Emit a verbatim copy of the lines below from the line with "Generate a component" through the line with "const totalTicks = [13.5, 14, 14.5, 15, 15.5, 16];", excluding pictures and everything outside that range.
-- begin RECORD EXCERPTS --
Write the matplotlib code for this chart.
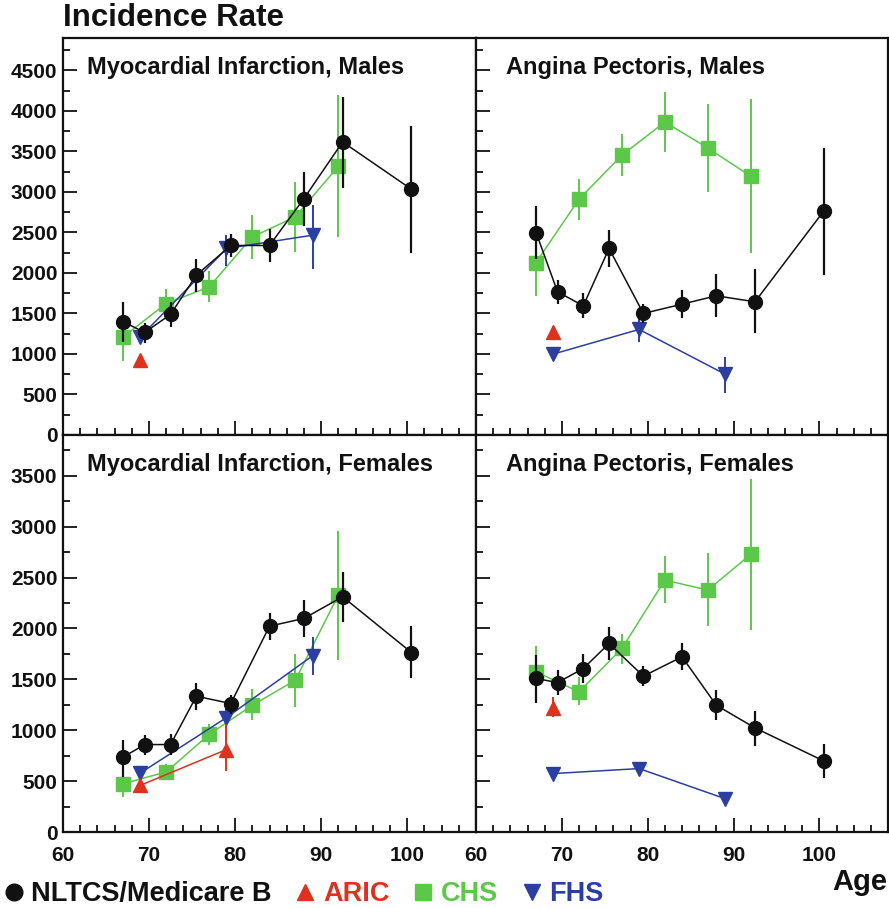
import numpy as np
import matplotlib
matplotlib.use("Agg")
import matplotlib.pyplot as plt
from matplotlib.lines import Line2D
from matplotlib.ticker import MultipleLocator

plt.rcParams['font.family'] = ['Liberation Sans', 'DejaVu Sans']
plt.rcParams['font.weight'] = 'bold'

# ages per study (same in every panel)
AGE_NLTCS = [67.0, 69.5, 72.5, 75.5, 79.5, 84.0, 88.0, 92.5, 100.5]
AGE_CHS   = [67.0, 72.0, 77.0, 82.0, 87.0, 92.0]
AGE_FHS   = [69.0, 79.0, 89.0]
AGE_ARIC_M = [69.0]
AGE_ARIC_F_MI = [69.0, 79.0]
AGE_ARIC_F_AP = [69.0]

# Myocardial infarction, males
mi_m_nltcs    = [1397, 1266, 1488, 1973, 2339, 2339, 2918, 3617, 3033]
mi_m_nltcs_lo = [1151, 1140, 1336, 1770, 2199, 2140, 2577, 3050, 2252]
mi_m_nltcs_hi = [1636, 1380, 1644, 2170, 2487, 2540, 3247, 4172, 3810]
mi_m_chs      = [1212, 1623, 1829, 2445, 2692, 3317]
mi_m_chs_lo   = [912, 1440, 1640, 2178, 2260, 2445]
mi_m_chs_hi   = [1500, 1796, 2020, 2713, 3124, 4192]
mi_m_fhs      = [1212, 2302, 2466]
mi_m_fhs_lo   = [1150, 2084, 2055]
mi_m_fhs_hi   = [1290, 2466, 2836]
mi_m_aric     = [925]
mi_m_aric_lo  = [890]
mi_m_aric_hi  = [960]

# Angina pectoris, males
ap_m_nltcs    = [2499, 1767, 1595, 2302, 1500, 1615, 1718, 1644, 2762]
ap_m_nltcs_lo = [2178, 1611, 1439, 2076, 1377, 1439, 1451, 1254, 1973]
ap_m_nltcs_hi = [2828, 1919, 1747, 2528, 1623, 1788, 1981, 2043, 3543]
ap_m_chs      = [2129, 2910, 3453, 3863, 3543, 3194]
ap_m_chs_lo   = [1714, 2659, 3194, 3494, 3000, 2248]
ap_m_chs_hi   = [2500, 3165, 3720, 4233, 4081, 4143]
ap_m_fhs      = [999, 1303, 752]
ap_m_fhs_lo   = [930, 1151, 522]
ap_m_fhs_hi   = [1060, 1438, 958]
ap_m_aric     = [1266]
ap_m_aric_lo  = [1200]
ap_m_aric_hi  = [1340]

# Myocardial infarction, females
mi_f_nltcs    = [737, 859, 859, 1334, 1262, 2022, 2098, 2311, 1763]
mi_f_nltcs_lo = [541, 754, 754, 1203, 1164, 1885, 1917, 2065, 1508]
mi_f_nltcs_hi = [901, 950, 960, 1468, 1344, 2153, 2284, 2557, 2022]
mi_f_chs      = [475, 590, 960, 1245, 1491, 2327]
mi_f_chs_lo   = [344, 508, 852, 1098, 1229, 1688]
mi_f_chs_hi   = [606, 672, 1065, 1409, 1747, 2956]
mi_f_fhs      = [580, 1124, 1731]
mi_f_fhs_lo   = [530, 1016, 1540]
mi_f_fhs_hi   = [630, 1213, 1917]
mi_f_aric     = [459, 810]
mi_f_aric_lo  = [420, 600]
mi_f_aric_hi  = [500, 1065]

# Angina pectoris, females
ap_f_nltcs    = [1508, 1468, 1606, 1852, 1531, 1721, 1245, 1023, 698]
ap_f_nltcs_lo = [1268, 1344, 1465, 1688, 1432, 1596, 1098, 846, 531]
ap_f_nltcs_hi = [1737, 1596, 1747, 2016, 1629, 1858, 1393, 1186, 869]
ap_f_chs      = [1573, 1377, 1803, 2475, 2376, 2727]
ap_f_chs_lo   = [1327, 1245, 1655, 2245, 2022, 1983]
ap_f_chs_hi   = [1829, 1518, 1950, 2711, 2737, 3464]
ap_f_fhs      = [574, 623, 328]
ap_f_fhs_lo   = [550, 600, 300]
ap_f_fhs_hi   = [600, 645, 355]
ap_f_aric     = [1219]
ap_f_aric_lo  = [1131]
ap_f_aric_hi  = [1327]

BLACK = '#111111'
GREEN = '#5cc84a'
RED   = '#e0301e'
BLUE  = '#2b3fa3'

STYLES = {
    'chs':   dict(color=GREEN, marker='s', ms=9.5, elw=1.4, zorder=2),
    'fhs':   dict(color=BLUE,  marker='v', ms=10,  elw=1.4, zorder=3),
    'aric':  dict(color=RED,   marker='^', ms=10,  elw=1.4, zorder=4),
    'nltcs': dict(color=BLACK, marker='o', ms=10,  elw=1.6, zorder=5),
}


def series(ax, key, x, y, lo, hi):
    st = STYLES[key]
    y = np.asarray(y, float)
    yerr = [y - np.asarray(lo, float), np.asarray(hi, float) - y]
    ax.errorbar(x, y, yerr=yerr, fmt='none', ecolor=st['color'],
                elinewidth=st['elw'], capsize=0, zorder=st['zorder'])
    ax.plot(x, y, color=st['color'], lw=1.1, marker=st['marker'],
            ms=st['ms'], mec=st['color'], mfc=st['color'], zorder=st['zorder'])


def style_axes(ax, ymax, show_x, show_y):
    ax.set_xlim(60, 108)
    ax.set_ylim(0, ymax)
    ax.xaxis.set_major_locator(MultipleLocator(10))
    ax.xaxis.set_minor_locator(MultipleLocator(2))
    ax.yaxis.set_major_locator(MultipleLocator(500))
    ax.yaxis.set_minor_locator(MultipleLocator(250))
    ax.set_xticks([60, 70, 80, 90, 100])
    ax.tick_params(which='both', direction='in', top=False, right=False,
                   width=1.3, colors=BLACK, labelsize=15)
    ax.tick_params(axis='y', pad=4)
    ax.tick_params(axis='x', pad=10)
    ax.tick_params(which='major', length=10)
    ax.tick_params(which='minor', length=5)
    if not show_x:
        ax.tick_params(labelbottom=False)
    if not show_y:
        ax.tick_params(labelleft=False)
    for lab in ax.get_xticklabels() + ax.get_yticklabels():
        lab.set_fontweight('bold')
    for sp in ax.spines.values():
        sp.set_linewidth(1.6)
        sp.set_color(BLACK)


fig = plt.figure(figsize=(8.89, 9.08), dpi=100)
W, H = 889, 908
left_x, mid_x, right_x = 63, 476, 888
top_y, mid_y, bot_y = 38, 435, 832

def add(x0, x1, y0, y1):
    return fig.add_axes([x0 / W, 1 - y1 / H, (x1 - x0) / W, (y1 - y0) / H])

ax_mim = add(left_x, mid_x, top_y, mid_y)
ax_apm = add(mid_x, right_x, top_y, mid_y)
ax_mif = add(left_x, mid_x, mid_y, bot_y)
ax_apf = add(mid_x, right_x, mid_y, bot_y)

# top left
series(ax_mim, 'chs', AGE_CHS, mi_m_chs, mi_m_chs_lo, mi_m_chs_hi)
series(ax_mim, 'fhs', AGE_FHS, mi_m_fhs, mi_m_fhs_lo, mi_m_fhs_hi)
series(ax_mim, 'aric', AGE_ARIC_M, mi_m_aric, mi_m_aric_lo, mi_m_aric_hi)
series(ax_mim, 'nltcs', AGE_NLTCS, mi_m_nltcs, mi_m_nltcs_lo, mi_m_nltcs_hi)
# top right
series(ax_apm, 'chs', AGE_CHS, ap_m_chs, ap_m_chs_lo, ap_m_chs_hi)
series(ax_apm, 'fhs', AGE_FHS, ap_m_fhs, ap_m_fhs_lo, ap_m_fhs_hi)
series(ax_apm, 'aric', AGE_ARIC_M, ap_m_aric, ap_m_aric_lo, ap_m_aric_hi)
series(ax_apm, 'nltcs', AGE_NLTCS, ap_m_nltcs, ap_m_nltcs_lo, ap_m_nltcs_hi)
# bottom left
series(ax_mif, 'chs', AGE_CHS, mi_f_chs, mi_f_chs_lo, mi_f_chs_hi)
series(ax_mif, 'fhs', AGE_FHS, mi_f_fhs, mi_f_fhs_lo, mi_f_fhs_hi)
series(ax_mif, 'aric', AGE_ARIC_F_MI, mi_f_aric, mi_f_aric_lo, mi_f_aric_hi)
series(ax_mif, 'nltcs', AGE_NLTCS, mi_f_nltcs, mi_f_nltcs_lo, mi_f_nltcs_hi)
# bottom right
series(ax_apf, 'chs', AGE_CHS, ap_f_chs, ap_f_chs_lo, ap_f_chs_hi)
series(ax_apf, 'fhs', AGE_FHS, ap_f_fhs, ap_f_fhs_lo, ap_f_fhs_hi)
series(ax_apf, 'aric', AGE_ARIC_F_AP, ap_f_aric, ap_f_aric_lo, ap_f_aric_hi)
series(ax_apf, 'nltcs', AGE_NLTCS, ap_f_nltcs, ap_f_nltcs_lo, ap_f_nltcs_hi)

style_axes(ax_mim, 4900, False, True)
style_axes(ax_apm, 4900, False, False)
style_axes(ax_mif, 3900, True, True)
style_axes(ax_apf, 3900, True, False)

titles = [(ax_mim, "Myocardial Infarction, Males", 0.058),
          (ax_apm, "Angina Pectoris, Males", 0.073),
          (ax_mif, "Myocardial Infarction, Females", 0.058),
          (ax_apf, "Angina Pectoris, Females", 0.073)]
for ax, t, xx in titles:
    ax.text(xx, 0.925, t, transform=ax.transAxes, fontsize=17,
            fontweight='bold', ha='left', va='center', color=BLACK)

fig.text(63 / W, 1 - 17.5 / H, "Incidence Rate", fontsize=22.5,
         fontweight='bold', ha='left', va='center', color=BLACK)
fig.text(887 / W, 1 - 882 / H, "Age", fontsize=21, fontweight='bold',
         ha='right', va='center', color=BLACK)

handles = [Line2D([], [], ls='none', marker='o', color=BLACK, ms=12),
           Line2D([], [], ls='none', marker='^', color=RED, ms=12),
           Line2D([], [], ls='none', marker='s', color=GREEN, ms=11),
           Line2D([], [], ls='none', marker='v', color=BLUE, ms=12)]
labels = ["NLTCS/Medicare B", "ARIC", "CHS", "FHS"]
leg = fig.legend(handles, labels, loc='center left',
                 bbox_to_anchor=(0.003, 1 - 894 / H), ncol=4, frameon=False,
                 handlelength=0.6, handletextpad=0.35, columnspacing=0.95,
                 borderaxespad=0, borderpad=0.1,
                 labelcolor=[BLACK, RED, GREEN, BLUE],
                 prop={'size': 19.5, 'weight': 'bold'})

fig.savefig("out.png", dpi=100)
-- end RECORD EXCERPTS --
-- begin RECORD EXCERPTS --
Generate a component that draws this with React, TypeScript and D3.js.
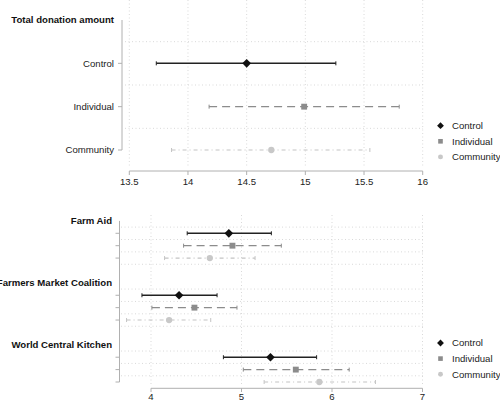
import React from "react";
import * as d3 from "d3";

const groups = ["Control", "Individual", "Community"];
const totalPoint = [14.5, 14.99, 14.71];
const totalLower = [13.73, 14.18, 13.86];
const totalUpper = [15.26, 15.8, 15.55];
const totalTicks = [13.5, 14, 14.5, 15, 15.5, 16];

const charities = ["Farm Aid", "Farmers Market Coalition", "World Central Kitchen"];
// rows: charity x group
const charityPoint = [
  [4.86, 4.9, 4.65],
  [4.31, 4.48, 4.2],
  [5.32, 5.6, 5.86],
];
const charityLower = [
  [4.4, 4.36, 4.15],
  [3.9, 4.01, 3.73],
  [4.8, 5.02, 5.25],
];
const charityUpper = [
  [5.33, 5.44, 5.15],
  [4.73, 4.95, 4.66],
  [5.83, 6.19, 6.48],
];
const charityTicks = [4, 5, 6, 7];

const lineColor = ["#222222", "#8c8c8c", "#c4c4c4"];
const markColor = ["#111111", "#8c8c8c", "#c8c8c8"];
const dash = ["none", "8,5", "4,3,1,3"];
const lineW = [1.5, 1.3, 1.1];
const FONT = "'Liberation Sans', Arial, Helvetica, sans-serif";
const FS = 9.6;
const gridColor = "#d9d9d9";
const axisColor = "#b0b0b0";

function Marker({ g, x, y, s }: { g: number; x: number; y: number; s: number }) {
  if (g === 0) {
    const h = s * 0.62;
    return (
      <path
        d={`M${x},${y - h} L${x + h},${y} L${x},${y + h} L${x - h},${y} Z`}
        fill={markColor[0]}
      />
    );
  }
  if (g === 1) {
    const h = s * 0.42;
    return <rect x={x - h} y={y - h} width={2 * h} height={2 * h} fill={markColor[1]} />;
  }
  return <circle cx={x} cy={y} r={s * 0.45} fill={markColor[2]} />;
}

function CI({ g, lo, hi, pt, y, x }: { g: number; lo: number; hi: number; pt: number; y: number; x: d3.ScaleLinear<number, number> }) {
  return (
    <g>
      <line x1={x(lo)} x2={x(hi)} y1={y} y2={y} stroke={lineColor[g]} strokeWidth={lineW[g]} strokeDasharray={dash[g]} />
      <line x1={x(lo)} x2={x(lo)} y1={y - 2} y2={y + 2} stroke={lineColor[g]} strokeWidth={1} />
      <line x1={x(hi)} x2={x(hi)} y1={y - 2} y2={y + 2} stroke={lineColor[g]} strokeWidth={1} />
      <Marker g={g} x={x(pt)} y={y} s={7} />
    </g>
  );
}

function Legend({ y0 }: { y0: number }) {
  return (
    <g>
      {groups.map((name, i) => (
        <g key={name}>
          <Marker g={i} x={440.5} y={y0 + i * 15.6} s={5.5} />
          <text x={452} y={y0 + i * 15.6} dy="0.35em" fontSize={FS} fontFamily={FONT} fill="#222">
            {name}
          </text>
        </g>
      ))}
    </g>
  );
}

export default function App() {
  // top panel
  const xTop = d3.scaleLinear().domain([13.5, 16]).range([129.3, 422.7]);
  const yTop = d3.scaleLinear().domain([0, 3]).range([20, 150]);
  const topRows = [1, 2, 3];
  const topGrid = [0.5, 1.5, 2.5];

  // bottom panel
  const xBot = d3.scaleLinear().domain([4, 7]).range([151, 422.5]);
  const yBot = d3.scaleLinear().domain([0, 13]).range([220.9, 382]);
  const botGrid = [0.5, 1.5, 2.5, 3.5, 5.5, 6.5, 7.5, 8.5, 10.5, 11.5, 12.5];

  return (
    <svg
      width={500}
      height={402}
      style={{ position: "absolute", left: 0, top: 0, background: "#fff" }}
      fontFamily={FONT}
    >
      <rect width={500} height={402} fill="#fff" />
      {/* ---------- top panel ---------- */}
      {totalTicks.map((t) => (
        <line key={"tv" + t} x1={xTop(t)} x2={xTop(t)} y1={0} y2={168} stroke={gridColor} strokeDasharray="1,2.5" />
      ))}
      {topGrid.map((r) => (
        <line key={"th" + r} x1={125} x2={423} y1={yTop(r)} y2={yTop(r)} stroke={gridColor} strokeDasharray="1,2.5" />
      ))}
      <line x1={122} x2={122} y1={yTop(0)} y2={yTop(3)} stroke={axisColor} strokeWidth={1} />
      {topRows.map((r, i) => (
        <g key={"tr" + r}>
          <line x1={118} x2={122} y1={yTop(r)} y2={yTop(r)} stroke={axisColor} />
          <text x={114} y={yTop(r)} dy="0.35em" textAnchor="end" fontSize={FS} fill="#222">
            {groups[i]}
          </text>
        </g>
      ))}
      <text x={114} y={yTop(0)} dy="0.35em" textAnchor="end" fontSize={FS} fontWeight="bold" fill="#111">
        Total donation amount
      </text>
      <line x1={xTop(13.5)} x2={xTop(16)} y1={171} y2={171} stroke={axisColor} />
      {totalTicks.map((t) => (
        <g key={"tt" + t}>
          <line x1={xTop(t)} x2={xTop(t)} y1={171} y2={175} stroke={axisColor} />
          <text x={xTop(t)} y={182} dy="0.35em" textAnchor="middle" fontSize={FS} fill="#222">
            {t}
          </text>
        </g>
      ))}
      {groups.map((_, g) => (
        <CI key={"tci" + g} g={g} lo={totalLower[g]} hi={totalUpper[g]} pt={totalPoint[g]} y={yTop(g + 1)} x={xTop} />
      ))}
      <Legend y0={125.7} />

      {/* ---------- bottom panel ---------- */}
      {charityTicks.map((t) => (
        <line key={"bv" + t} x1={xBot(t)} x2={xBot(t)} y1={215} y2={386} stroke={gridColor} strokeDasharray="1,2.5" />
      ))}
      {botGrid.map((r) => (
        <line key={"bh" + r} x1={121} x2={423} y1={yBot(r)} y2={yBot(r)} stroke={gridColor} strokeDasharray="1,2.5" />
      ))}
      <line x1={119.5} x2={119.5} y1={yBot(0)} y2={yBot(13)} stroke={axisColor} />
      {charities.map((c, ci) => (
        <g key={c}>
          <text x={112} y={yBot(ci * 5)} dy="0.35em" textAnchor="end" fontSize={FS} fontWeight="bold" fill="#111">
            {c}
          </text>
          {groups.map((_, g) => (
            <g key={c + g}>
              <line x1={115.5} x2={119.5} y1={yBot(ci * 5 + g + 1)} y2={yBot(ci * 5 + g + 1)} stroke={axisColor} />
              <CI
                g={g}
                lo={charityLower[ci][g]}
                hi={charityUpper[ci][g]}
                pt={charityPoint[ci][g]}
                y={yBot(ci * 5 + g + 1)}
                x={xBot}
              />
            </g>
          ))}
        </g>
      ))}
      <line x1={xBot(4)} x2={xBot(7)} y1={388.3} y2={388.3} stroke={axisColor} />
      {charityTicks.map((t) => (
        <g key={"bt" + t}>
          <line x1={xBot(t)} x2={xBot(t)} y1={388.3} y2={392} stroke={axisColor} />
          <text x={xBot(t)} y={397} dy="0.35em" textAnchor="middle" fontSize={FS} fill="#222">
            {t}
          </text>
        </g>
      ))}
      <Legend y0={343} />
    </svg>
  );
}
-- end RECORD EXCERPTS --
> _RESPONSE TO THIS TASK_:
Generate a component that draws this with React, TypeScript and D3.js.
import React from "react";
import * as d3 from "d3";

const groups = ["Control", "Individual", "Community"];
const totalPoint = [14.5, 14.99, 14.71];
const totalLower = [13.73, 14.18, 13.86];
const totalUpper = [15.26, 15.8, 15.55];
const totalTicks = [13.5, 14, 14.5, 15, 15.5, 16];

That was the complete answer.